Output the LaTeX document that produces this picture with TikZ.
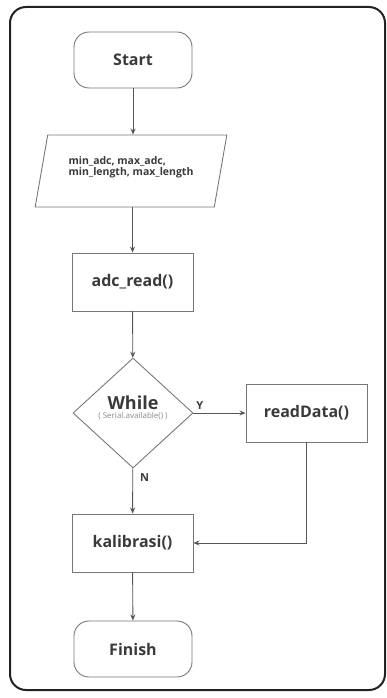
\documentclass[tikz,border=0pt]{standalone}
\usepackage{fontspec}
\setmainfont{Open Sans}
\usetikzlibrary{shapes.geometric,arrows.meta}
\definecolor{framec}{HTML}{222222}
\definecolor{shapec}{HTML}{777777}
\definecolor{linec}{HTML}{555555}
\definecolor{textc}{HTML}{3A3A3A}
\definecolor{subc}{HTML}{8A8A8A}
\tikzset{
  base/.style={draw=shapec, line width=0.9pt, text=textc, font=\bfseries, inner sep=0pt},
  term/.style={base, rectangle, rounded corners=15pt, minimum width=118pt, minimum height=56pt, font=\fontsize{16}{19}\selectfont\bfseries},
  proc/.style={base, rectangle, minimum width=121pt, minimum height=58pt, font=\fontsize{16}{19}\selectfont\bfseries},
  io/.style={base, trapezium, trapezium left angle=72, trapezium right angle=108, trapezium stretches=true, minimum width=192pt, minimum height=72pt, align=left, font=\fontsize{10.5}{11.5}\selectfont\bfseries},
  dec/.style={base, diamond, aspect=1.09, minimum width=120pt, minimum height=110pt, align=center},
  conn/.style={draw=linec, line width=0.9pt, -{Stealth[length=6pt,width=5pt]}},
  lbl/.style={text=textc, font=\fontsize{11}{13}\selectfont\bfseries, inner sep=0pt}
}
\begin{document}
\begin{tikzpicture}[x=1pt,y=-1pt]
\useasboundingbox (0,0) rectangle (387,698);
\draw[framec, line width=2pt, rounded corners=16pt] (10,7) rectangle (385,690);
\node[term] (start) at (133,60) {Start};
\node[io] (par) at (131,171) {min\_adc, max\_adc,\\min\_length, max\_length\\[-2pt]};
\node[proc] (adc) at (132.5,282) {adc\_read()};
\node[dec] (wh) at (133,413) {{\fontsize{18}{20}\selectfont\bfseries While}\\[-3pt]{\fontsize{8}{9}\selectfont\mdseries\color{subc}( Serial.available() )}\\[0pt]};
\node[proc] (rd) at (306.5,413) {readData()};
\node[proc] (kal) at (132.5,543) {kalibrasi()};
\node[term] (fin) at (133,649) {Finish};
\draw[conn] (start) -- (start |- par.north);
\draw[conn] (par.south -| adc) -- (adc);
\draw[conn] (adc) -- (wh);
\draw[conn] (wh) -- node[lbl, pos=0.12, anchor=south, yshift=3pt] (ylab) {Y} (rd);
\draw[conn] (wh) -- node[lbl, pos=0.2, anchor=west, xshift=7pt] (nlab) {N} (kal);
\draw[conn] (rd.south) |- (kal.east);
\draw[conn] (kal) -- (fin);
\end{tikzpicture}
\end{document}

━━━━━━━━━━━━━━━━━━━━━━━━━━━━━━

**INSTRUCTIONS TO FOLLOW:** Reproduce the material word for word, minus the images.

**RESPONSE:**
Output the LaTeX document that produces this picture with TikZ.
\documentclass[tikz,border=0pt]{standalone}
\usepackage{fontspec}
\setmainfont{Open Sans}
\usetikzlibrary{shapes.geometric,arrows.meta}
\definecolor{framec}{HTML}{222222}
\definecolor{shapec}{HTML}{777777}
\definecolor{linec}{HTML}{555555}
\definecolor{textc}{HTML}{3A3A3A}
\definecolor{subc}{HTML}{8A8A8A}
\tikzset{
  base/.style={draw=shapec, line width=0.9pt, text=textc, font=\bfseries, inner sep=0pt},
  term/.style={base, rectangle, rounded corners=15pt, minimum width=118pt, minimum height=56pt, font=\fontsize{16}{19}\selectfont\bfseries},
  proc/.style={base, rectangle, minimum width=121pt, minimum height=58pt, font=\fontsize{16}{19}\selectfont\bfseries},
  io/.style={base, trapezium, trapezium left angle=72, trapezium right angle=108, trapezium stretches=true, minimum width=192pt, minimum height=72pt, align=left, font=\fontsize{10.5}{11.5}\selectfont\bfseries},
  dec/.style={base, diamond, aspect=1.09, minimum width=120pt, minimum height=110pt, align=center},
  conn/.style={draw=linec, line width=0.9pt, -{Stealth[length=6pt,width=5pt]}},
  lbl/.style={text=textc, font=\fontsize{11}{13}\selectfont\bfseries, inner sep=0pt}
}
\begin{document}
\begin{tikzpicture}[x=1pt,y=-1pt]
\useasboundingbox (0,0) rectangle (387,698);
\draw[framec, line width=2pt, rounded corners=16pt] (10,7) rectangle (385,690);
\node[term] (start) at (133,60) {Start};
\node[io] (par) at (131,171) {min\_adc, max\_adc,\\min\_length, max\_length\\[-2pt]};
\node[proc] (adc) at (132.5,282) {adc\_read()};
\node[dec] (wh) at (133,413) {{\fontsize{18}{20}\selectfont\bfseries While}\\[-3pt]{\fontsize{8}{9}\selectfont\mdseries\color{subc}( Serial.available() )}\\[0pt]};
\node[proc] (rd) at (306.5,413) {readData()};
\node[proc] (kal) at (132.5,543) {kalibrasi()};
\node[term] (fin) at (133,649) {Finish};
\draw[conn] (start) -- (start |- par.north);
\draw[conn] (par.south -| adc) -- (adc);
\draw[conn] (adc) -- (wh);
\draw[conn] (wh) -- node[lbl, pos=0.12, anchor=south, yshift=3pt] (ylab) {Y} (rd);
\draw[conn] (wh) -- node[lbl, pos=0.2, anchor=west, xshift=7pt] (nlab) {N} (kal);
\draw[conn] (rd.south) |- (kal.east);
\draw[conn] (kal) -- (fin);
\end{tikzpicture}
\end{document}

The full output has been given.